Oskar Kolberg. Dzieła wszystkie. Mazowsze. T.26 cz. III

Obrzędy domowe

Chrzciny

  1. Gdy się chłopu urodzi dziecko, stara się oto, aby je jak najrychlej ochrzcić i zaprasza w kumy kilku sąsiadów i sąsiadek; a wtedy jadą we troje (t. j. ojciec i rodzice chrzestni) do kościoła.
  2. Do chrztu trzyma je matka chrzestna owinięte w ręcznik; dziad kościelny da ojcu i obojgu kumom (a czasem i matce, jeśli ta jest obecną) po świecy woskowej (gromnicy) do rąk podczas aktu, które odbiera po chrzcie.
  3. Potem matka chrzestna daje dziecku koszulkę i czapeczkę, a czasami i pieluszkę; a ojciec chrzestny parę złotych w pieniądzach, plaster miodu. W chałupie jest poczesne t.j. krótki, z dwóch potraw złożony objad. Wynagradzają tak babkę (akuszerkę) która dziecko umyła do chrztu i oblekła w koszulkę do kościoła, dając jej parę złotych i częstując.
  4. Na chrzcinach nie powinna być obecną żadna dziewka ani panna, chyba domowa (np. w domu służąca lub siostra męża albo żony), lubo i ta często się wówczas z domu oddala, lub też taka która wzywaną lub proszoną bywa w kumy t. j. na matkę chrzestną, najczęściej ze sfery wyższej, jak np.: ekonomówna, dworska panna i t. d.

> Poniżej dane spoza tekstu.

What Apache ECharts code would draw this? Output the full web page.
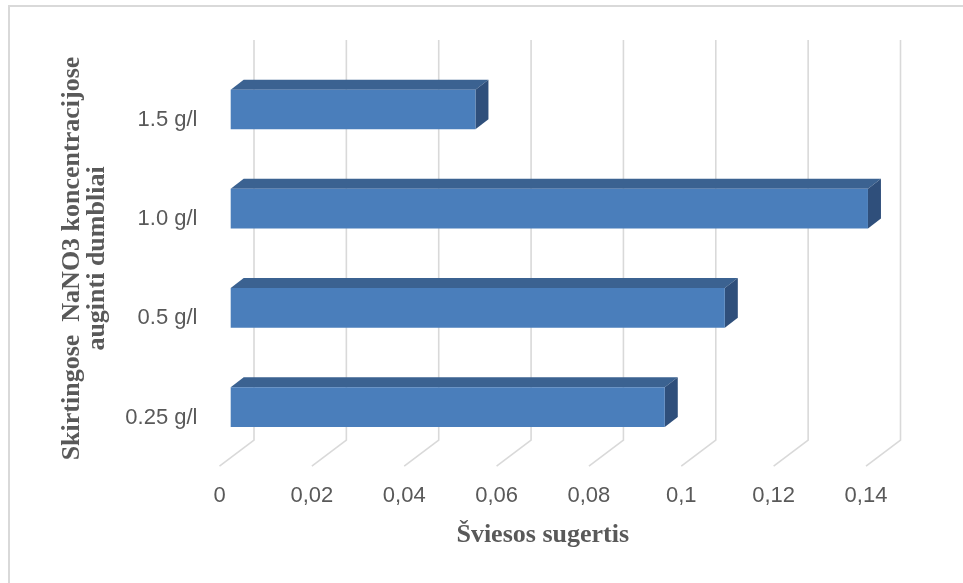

Tycze się to samo i parobków kawalerów.
  5. Ubiegają się natomiast chłopki i dziewczyny skwapliwie, o trzymanie do chrztu dziecka z nieprawego łoża (z dziewki) zrodzonego, gdyż są przekonani, że dziewczynom len się będzie rodził i wiódł, a parobkom konie, Ci, idąc w kumy biorą wówczas z sobą do ręki uździenice, dziewczyny zaś płótna kawałek lub wrzeciono (Kraszew, pod Radzyminem).
  6. Jeśli dziecię przy chrzcie płacze, to będzie zawsze zdrowem.
  7. Ojciec chrzestny idąc do chrztu przez ulicę, nie powinien palić fajki ani cygara, bo dziecku będzie z ust słychać.
  8. Gdy się urodzi chłopiec, trzeba go najpierw (przed pieluszką) w spódnicę owinąć, a będzie miał szczęście do kobiet. Dziewczynkę przeciwnie, owija się w gatki męzkie, by miała z czasem mnóstwo wielbicieli pragnących ją pojąć, i mogła z nich wybrać najlepszego.
  9. Matka nie powinna dziecka swego, choćby najmniejszego i świeżo narodzonego, w nogi całować; bo mu szczęście odbiera.
  10. Narzeczeni nie powinni razem trzymać dziecka do chrztu, bo się nie pobiorą. 

Przesądy tyczące się dzieci

  1. Jeśli gość nie usiędzie, to dziecko nie zaśnie.
  2. Dziecka śpiącego nie całować, bo mu się sen odbiera.
  3. Ażeby dziecko (niemowlę) uchronić od uroku, trzeba z niem trzy razy przejść przez drogę (t.j. tam i napowrót w poprzek drogi i odmówić trzy Zdrowaśki (Wola Rasztowska)
  4. Aby dziecku odczynić urok, matka zliznąć mu go trzy razy powinna z czoła, i splunąć za każdym razem.
  5. Na dziecko nie trzeba mówić – żabka! żabka! – bo nie urośnie.
  6. Nie brać dziecka do lustra, aby się w niem przeglądało, bo ciężką będzie miało mowę.
  7. Gdy dziecko dostaje ząbki od góry, to się nie będzie chowało (wychowywało, żyło); gdy zaś od dołu, to będzie żyło długie lata.
  8. Jeżeli dziecko (niemowlę) płacze przez sen, znaczy to że matka pierw umrze (niż ojciec); a jak się śmieje, to ojciec.
  9. Jeśli dziecię niema snu, to matka po uczesaniu się, powinna dwa grzebienie, gęsty i rzadki, włożyć dziecku pod poduszkę, a sen się polepszy.
  10. W wodzie deszczowej nie kąpać dziecka, bo choroby wszelkie będzie w siebie wciągało.
  11. W piątek nie kąpać dziecka, bo skłonne będzie do suchot.
  12. W czasie odstawiania dziecka od piersi, kto chce mieć dziecko zawsze tłustem, powinien odstawić je na pełni księżyca; kto je chce mieć ładnem, na nowiu.
  13. Dziecię będzie miało szczęście, gdy się w czepku urodzi.